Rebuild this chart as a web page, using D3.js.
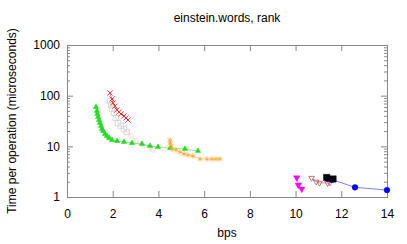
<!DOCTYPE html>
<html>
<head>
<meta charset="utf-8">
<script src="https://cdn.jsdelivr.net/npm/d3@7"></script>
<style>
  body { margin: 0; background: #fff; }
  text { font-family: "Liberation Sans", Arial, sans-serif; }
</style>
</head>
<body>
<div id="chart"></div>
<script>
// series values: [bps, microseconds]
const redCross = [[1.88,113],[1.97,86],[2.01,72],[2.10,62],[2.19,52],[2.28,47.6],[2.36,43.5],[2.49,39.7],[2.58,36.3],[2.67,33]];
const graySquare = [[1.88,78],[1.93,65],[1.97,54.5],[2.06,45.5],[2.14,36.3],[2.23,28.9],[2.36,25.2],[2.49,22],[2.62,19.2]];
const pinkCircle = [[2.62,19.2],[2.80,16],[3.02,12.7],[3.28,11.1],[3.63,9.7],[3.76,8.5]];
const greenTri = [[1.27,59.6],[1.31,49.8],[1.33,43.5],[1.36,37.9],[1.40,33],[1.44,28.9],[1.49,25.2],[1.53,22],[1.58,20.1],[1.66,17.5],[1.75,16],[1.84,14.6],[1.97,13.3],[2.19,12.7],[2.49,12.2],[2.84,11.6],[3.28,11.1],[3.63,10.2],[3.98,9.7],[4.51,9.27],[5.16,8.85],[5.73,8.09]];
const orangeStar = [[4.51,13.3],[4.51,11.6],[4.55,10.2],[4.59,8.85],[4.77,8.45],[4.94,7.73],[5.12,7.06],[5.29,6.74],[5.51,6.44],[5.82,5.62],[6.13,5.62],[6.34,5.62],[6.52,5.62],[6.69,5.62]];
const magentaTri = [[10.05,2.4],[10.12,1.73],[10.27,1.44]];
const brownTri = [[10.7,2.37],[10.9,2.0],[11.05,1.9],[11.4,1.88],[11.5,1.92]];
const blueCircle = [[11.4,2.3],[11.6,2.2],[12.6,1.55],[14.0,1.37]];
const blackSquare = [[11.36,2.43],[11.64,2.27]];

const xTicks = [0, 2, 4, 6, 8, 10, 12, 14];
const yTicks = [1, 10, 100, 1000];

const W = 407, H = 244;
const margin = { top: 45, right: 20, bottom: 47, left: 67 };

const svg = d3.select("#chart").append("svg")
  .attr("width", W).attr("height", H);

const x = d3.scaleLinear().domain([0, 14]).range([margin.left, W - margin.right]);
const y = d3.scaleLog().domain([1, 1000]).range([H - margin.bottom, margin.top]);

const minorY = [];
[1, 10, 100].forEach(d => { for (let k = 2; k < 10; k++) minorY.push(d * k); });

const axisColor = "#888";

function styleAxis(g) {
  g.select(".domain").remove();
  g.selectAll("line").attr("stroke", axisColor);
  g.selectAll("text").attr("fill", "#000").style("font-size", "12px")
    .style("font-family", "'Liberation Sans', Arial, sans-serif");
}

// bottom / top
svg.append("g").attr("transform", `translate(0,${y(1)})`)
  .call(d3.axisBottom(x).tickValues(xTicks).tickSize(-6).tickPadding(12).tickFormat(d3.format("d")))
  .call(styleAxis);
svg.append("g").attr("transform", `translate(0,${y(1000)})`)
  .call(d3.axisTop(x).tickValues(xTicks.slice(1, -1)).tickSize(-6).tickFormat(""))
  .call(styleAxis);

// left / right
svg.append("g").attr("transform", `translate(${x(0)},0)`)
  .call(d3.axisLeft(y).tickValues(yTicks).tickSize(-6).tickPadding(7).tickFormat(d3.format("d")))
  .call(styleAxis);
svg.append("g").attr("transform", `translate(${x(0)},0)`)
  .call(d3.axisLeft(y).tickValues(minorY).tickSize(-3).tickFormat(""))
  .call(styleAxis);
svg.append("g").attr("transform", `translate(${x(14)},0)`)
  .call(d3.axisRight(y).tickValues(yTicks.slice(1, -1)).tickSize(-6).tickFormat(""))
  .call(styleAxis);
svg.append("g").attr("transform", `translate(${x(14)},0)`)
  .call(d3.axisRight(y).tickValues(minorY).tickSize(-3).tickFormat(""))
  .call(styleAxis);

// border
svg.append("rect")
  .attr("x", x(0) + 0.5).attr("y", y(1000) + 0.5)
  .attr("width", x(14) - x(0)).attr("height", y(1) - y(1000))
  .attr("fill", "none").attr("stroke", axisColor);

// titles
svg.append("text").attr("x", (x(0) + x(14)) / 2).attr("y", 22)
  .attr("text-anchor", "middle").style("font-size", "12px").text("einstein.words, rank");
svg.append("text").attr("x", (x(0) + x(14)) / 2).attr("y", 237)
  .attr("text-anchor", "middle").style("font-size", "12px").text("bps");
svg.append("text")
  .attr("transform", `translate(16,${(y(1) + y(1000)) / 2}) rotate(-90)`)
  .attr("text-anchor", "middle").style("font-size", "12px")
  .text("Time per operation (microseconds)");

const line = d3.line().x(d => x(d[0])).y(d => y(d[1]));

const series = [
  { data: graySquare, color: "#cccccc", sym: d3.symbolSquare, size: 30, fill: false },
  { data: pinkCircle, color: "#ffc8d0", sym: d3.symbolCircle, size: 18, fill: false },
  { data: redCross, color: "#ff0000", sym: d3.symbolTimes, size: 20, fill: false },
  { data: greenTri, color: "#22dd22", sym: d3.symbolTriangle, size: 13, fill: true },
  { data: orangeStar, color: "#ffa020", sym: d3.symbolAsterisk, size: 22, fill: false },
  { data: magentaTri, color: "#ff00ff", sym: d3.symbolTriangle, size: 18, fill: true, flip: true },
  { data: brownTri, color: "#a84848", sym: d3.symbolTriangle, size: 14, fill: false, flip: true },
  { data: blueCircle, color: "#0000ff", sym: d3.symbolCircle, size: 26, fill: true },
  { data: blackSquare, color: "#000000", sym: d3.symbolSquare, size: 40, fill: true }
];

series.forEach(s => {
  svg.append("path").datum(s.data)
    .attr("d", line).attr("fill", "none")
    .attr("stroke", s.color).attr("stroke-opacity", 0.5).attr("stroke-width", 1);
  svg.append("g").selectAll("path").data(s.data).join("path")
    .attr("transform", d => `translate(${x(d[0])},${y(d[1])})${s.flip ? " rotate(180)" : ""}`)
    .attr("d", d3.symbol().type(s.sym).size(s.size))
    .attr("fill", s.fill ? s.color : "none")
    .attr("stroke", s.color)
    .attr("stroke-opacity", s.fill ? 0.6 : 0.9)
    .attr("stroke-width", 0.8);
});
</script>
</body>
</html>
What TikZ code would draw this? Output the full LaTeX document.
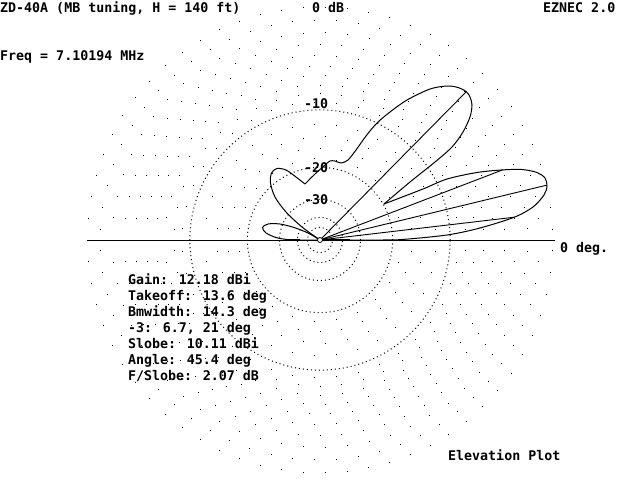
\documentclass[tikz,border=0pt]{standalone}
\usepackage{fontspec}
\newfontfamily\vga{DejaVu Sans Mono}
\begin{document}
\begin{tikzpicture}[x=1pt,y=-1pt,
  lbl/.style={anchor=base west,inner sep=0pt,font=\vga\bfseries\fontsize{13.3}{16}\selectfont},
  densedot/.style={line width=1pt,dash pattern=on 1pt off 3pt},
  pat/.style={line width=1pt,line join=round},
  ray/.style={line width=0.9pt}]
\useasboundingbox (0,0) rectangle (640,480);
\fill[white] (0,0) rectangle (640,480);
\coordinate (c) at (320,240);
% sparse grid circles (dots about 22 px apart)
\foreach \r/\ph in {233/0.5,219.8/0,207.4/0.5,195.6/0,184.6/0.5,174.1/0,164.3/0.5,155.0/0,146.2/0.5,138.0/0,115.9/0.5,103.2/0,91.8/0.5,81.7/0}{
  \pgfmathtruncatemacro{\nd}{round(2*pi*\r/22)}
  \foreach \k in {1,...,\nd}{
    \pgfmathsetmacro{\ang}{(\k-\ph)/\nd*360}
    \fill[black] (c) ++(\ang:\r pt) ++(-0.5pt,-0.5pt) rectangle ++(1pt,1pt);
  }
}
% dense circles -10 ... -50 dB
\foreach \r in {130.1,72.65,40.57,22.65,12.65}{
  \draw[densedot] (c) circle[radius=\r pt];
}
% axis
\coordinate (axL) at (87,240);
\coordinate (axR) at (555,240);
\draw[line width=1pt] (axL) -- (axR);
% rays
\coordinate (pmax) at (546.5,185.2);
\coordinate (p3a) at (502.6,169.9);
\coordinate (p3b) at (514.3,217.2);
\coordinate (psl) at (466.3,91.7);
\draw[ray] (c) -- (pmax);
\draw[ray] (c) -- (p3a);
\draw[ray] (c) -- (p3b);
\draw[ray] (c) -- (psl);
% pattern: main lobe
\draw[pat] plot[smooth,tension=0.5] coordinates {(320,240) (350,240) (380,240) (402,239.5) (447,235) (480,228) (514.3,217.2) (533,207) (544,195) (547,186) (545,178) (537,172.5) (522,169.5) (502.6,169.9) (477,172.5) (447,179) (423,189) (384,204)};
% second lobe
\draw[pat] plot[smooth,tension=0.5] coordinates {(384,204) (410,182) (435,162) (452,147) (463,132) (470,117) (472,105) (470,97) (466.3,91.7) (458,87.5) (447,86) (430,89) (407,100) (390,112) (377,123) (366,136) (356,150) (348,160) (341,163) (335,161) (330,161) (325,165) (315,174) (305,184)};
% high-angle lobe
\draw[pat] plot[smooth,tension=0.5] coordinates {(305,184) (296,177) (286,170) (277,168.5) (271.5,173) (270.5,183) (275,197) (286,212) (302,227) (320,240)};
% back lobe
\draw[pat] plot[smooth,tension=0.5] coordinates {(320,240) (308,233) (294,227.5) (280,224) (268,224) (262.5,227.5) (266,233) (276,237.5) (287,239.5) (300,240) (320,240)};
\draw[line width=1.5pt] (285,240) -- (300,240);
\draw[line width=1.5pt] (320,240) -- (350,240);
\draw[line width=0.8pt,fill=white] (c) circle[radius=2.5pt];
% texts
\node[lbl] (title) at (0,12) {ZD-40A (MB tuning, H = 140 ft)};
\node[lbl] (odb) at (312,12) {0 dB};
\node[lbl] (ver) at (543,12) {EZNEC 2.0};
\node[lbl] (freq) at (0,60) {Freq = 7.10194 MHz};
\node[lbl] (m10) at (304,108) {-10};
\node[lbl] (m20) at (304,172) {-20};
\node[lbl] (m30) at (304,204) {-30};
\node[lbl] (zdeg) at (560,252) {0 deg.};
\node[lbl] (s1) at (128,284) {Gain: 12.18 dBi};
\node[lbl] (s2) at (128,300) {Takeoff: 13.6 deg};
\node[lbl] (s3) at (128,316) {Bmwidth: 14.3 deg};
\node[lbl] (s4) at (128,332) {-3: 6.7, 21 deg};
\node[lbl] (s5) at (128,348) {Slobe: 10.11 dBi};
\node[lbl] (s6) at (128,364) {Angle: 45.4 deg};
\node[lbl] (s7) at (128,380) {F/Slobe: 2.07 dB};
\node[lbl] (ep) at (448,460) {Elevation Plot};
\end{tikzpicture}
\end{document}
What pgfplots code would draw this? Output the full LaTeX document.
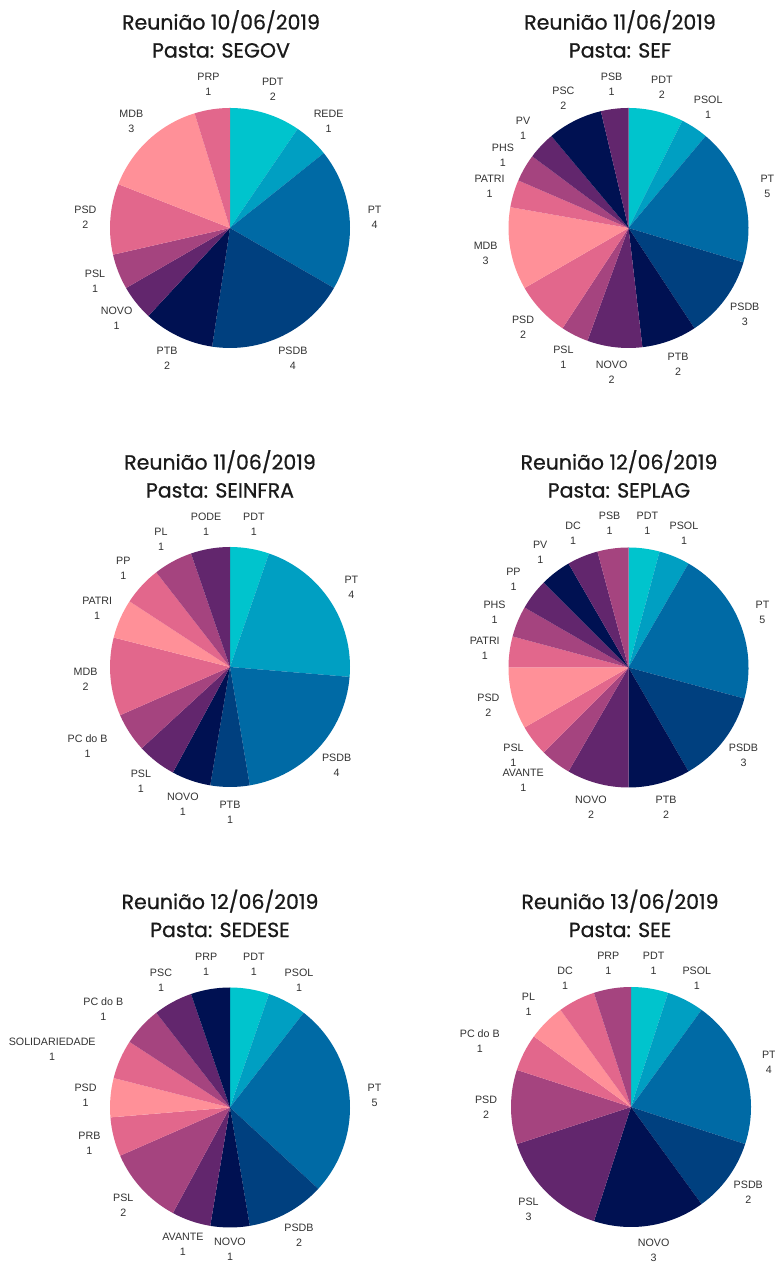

> [SHORT TASK] Gather each line in the entries above where the string "chart" is found.

> [ANSWER TO THIS TASK]
Rebuild this chart as a web page, using D3.js.
<div id="chart"></div>
const svg = d3.select("#chart").append("svg")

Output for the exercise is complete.